_Exercise prompt_. Nothing in the data should change when you return it, but leave the pictures out.

_Source excerpt_.
....................
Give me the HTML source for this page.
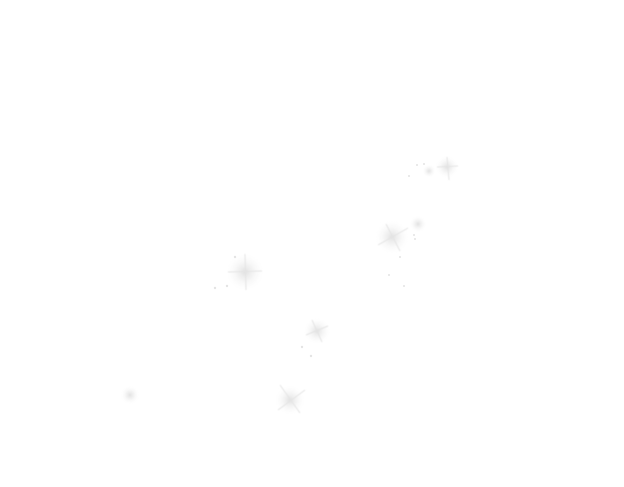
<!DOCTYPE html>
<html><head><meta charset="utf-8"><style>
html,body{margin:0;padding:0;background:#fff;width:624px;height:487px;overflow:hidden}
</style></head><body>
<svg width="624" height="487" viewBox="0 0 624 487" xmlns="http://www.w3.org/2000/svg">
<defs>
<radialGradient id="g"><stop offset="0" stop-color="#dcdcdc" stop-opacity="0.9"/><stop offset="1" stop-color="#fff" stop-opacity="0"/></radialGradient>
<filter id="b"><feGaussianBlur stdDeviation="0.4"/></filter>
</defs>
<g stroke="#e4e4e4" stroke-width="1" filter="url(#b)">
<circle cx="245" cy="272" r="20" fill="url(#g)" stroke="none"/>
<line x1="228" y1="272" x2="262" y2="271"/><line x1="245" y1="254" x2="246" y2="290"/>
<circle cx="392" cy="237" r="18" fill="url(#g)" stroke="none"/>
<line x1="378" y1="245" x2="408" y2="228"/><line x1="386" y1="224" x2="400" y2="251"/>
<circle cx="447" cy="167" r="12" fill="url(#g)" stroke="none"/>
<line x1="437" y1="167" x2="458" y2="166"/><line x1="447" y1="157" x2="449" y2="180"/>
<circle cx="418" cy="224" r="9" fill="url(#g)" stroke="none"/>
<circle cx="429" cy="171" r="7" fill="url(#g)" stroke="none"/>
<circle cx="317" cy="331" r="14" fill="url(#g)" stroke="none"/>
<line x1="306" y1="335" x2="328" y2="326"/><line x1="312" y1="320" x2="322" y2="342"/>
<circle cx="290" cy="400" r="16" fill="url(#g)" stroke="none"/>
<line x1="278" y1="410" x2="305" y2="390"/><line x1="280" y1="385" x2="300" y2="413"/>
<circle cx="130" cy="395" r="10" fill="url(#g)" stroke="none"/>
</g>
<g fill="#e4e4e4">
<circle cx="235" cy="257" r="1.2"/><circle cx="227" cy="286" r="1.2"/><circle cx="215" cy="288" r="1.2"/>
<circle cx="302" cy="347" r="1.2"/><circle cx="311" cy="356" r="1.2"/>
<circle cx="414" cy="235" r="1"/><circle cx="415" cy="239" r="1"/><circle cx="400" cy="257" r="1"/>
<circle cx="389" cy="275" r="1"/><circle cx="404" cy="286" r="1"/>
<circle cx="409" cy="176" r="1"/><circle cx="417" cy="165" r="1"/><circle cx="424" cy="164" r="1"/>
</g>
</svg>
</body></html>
....................
_Answer for the task_.
Give me the HTML source for this page.
<!DOCTYPE html>
<html><head><meta charset="utf-8"><style>
html,body{margin:0;padding:0;background:#fff;width:624px;height:487px;overflow:hidden}
</style></head><body>
<svg width="624" height="487" viewBox="0 0 624 487" xmlns="http://www.w3.org/2000/svg">
<defs>
<radialGradient id="g"><stop offset="0" stop-color="#dcdcdc" stop-opacity="0.9"/><stop offset="1" stop-color="#fff" stop-opacity="0"/></radialGradient>
<filter id="b"><feGaussianBlur stdDeviation="0.4"/></filter>
</defs>
<g stroke="#e4e4e4" stroke-width="1" filter="url(#b)">
<circle cx="245" cy="272" r="20" fill="url(#g)" stroke="none"/>
<line x1="228" y1="272" x2="262" y2="271"/><line x1="245" y1="254" x2="246" y2="290"/>
<circle cx="392" cy="237" r="18" fill="url(#g)" stroke="none"/>
<line x1="378" y1="245" x2="408" y2="228"/><line x1="386" y1="224" x2="400" y2="251"/>
<circle cx="447" cy="167" r="12" fill="url(#g)" stroke="none"/>
<line x1="437" y1="167" x2="458" y2="166"/><line x1="447" y1="157" x2="449" y2="180"/>
<circle cx="418" cy="224" r="9" fill="url(#g)" stroke="none"/>
<circle cx="429" cy="171" r="7" fill="url(#g)" stroke="none"/>
<circle cx="317" cy="331" r="14" fill="url(#g)" stroke="none"/>
<line x1="306" y1="335" x2="328" y2="326"/><line x1="312" y1="320" x2="322" y2="342"/>
<circle cx="290" cy="400" r="16" fill="url(#g)" stroke="none"/>
<line x1="278" y1="410" x2="305" y2="390"/><line x1="280" y1="385" x2="300" y2="413"/>
<circle cx="130" cy="395" r="10" fill="url(#g)" stroke="none"/>
</g>
<g fill="#e4e4e4">
<circle cx="235" cy="257" r="1.2"/><circle cx="227" cy="286" r="1.2"/><circle cx="215" cy="288" r="1.2"/>
<circle cx="302" cy="347" r="1.2"/><circle cx="311" cy="356" r="1.2"/>
<circle cx="414" cy="235" r="1"/><circle cx="415" cy="239" r="1"/><circle cx="400" cy="257" r="1"/>
<circle cx="389" cy="275" r="1"/><circle cx="404" cy="286" r="1"/>
<circle cx="409" cy="176" r="1"/><circle cx="417" cy="165" r="1"/><circle cx="424" cy="164" r="1"/>
</g>
</svg>
</body></html>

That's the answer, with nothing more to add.